Doutor Manoel AURELIANO Ferreira NETO é magistrado aposentado do Tribunal de Justiça do Maranhão, e membro da AML e AIL - [email protected]

Democracia, sim; golpe, não 

O voto é o fundamento da democracia. É a essência da vontade popular, a consolidar o exercício do poder. E, reafirme-se, o Brasil é uma república democrática. O art. 1º da Constituição Federal não deixa dúvida a esse respeito, quando estatui alguns dos princípios fundamentais do Estado brasileiro, ao dispor: “Art. 1º A República Federativa do Brasil, formada pela união indissolúvel dos Estados e Municípios e do Distrito Federal, constitui-se em Estado Democrático de Direito e tem como fundamentos: I - a soberania; II - a cidadania; III - a dignidade da pessoa humana; IV - os valores sociais do trabalho e da livre iniciativa; V - o pluralismo político. Parágrafo único.

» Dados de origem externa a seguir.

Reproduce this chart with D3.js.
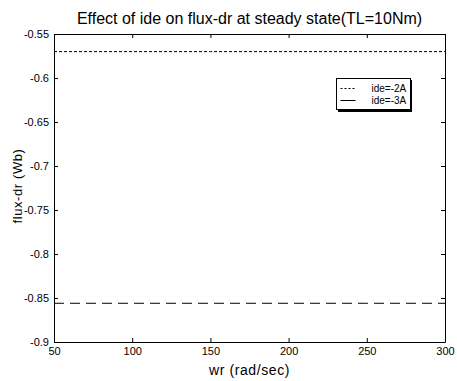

Todo o poder emana do povo, que o exerce por meio de representantes eleitos ou diretamente, nos termos desta Constituição.” Desse modo, com simplicidade franciscana, é do conhecimento de todos que a Democracia foi construída através dos séculos, desde os gregos, para, a partir dessa origem, atender aos interesses de uma casta de privilegiados. Com Revolução Francesa, a Democracia se consolida e passa a ser modelo de governo que se contrapõe ao autoritarismo. Através do voto, o poder é exercido direta ou indiretamente por seus representantes. Assim, a Revolução foi o grande marco para supremacia da cidadania, haja vista que os revolucionários, inspirados pelos ideais iluministas – Voltaire; Denis Diderot; David Hume; Immanuel Kant; Adam Smith; Jean-Jacques Rousseau;

Montesquieu - acreditavam que a participação popular era o despertar para uma nova era contra o ancien régime, erigindo uma nova sociedade, transformada, com prevalência da razão e do exercício independente e harmônico dos poderes. Portanto, nada de o “Estado sou eu”, mas um estado leigo, sem participação do fundamentalismo religioso, então a regra vigente.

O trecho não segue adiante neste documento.